Mittwoch, 4. Juli 2007

Als er darauf ein herrliches Blatt von Israel von Mecheln (1504), den Tanz der Herodias vorstellend, uns zeigte, setzte er hinzu: »Der Mensch mache sich nur irgend eine würdige Gewohnheit zu eigen, an der er sich die Lust in heitern Tagen erhöhen und in trüben Tagen aufrichten kann. Er gewöhne sich z.B. täglich in der Bibel oder im Homer zu lesen, oder Medaillen oder schöne Bilder zu schauen, oder gute Musik zu hören.
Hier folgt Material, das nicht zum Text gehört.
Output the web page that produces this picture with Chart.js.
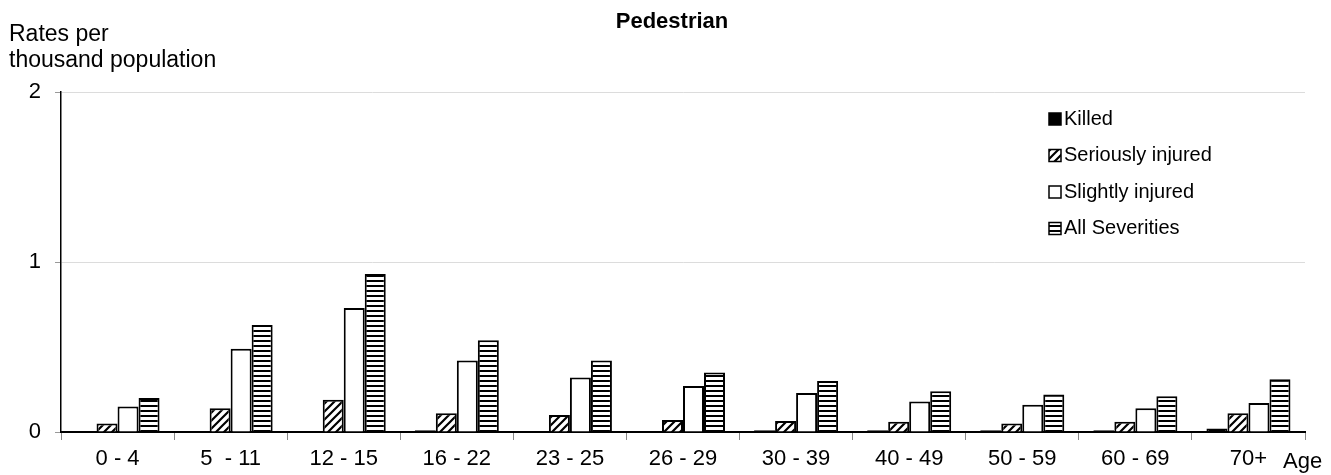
<!DOCTYPE html>
<html>
<head>
<meta charset="utf-8">
<script src="https://cdn.jsdelivr.net/npm/chart.js@4"></script>
<style>
  html, body { margin: 0; padding: 0; background: #fff; }
  #wrap { width: 1331px; height: 475px; }
</style>
</head>
<body>
<div id="wrap"><canvas id="PedChart" width="1331" height="475"></canvas></div>
<script>
const ageGroups = ['0 - 4', '5  - 11', '12 - 15', '16 - 22', '23 - 25', '26 - 29',
  '30 - 39', '40 - 49', '50 - 59', '60 - 69', '70+'];
const killed   = [0, 0, 0, 0.01, 0, 0, 0.01, 0.01, 0.01, 0.01, 0.02];
const serious  = [0.05, 0.14, 0.19, 0.11, 0.10, 0.07, 0.065, 0.06, 0.05, 0.06, 0.11];
const slight   = [0.15, 0.49, 0.73, 0.42, 0.32, 0.27, 0.23, 0.18, 0.16, 0.14, 0.17];
const allSev   = [0.20, 0.63, 0.93, 0.54, 0.42, 0.35, 0.30, 0.24, 0.22, 0.21, 0.31];
const yTicks   = [0, 1, 2];

const FONT = '"Liberation Sans", Arial, sans-serif';

function hatchPattern() {
  const c = document.createElement('canvas');
  c.width = 8; c.height = 8;
  const g = c.getContext('2d');
  g.fillStyle = '#fff'; g.fillRect(0, 0, 8, 8);
  g.strokeStyle = '#000'; g.lineWidth = 2.2;
  g.beginPath();
  g.moveTo(-2, 10); g.lineTo(10, -2);
  g.moveTo(-2, 2); g.lineTo(2, -2);
  g.moveTo(6, 10); g.lineTo(10, 6);
  g.stroke();
  return g.createPattern(c, 'repeat');
}

function stripePattern() {
  const c = document.createElement('canvas');
  c.width = 5; c.height = 5;
  const g = c.getContext('2d');
  g.fillStyle = '#fff'; g.fillRect(0, 0, 5, 5);
  g.fillStyle = '#000'; g.fillRect(0, 0, 5, 2);
  return g.createPattern(c, 'repeat');
}

const ctx = document.getElementById('PedChart').getContext('2d');
const hatch = hatchPattern();
const stripes = stripePattern();

// legend, title and axis captions
const textPlugin = {
  id: 'texts',
  afterDraw(chart) {
    const g = chart.ctx;
    g.save();
    g.fillStyle = '#000';
    g.textBaseline = 'middle';
    g.font = 'bold 22px ' + FONT;
    g.textAlign = 'center';
    g.fillText('Pedestrian', 672, 22);
    g.font = '23px ' + FONT;
    g.textAlign = 'left';
    g.fillText('Rates per', 9, 35);
    g.fillText('thousand population', 9, 61);
    g.font = '22px ' + FONT;
    g.fillText('Age', 1283, 462);

    g.font = '20px ' + FONT;
    const ds = chart.data.datasets;
    ds.forEach((d, i) => {
      const y = 119 + i * 36.5;
      g.fillStyle = d.backgroundColor;
      g.fillRect(1049, y - 6, 12, 12);
      g.strokeStyle = '#000';
      g.lineWidth = 1.5;
      g.strokeRect(1049, y - 6, 12, 12);
      g.fillStyle = '#000';
      g.fillText(d.label, 1064, y);
    });
    g.restore();
  }
};

const data = {
  labels: ageGroups,
  datasets: [
    { label: 'Killed', data: killed, backgroundColor: '#000' },
    { label: 'Seriously injured', data: serious, backgroundColor: hatch },
    { label: 'Slightly injured', data: slight, backgroundColor: '#fff' },
    { label: 'All Severities', data: allSev, backgroundColor: stripes }
  ].map(d => Object.assign(d, {
    borderColor: '#000',
    borderWidth: 2,
    categoryPercentage: 0.743,
    barPercentage: 1
  }))
};

const config = {
  type: 'bar',
  data: data,
  options: {
    responsive: false,
    animation: false,
    layout: { padding: { left: 0, right: 26, top: 92, bottom: 0 } },
    plugins: {
      legend: { display: false },
      title: { display: false },
      tooltip: { enabled: false }
    },
    scales: {
      x: {
        afterFit: s => { s.height = 43; },
        grid: { offset: true, drawOnChartArea: false, color: '#888', tickLength: 8 },
        border: { color: '#000', width: 2 },
        ticks: { color: '#000', font: { family: FONT, size: 22 }, padding: 6, maxRotation: 0 }
      },
      y: {
        min: 0,
        max: 2,
        afterFit: s => { s.width = 61; },
        afterBuildTicks: s => { s.ticks = yTicks.map(v => ({ value: v })); },
        grid: { color: '#dcdcdc', tickColor: '#999', tickLength: 6 },
        border: { color: '#000', width: 1.5 },
        ticks: { color: '#000', font: { family: FONT, size: 22 }, padding: 14 }
      }
    }
  },
  plugins: [textPlugin]
};

const pedChart = new Chart(ctx, config);
</script>
</body>
</html>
Aber es muß etwas Treffliches, Würdiges sein, woran er sich so gewöhnt, damit ihm stets und in jeder Lage der Respect dafür bleibe.«
Im Fortlauf des Gesprächs erzählte er von einer seltsamen Unterredung mit Lord Bristol, der ihm den durch seinen Werther angerichteten Schaden vorwarf. »Wie viel tausend Schlachtopfer fallen nicht dem englischen Handelssystem zu Gefallen,« entgegnete ich noch derber; »warum soll ich nicht auch einmal das Recht haben, meinem System einige Opfer zu weihen?«
»Euch darf ich's wohl gestehen,« sagte er, – »seit ich über den Ponte molle heimwärts fuhr, habe ich keinen rein glücklichen Tag mehr gehabt.« Und dabei waltete tiefe Rührung über seinen Zügen! »Ich lebte,« fuhr er fort, »zehn Monate lang zu Rom ein zweites akademisches Freiheitsleben; die vornehmere Gesellschaft ganz vermeidend, weil ich diese ja zu Hause schon habe.«
Gewöhnen Sie sich, über jede Erscheinung eine Betrachtung oder mehrere zu machen, und wo ihnen solche nicht im Augenblick kommen wollen, da schreiben Sie wenigstens in Ihr Tagebuch: Hier sind Betrachtungen anzustellen.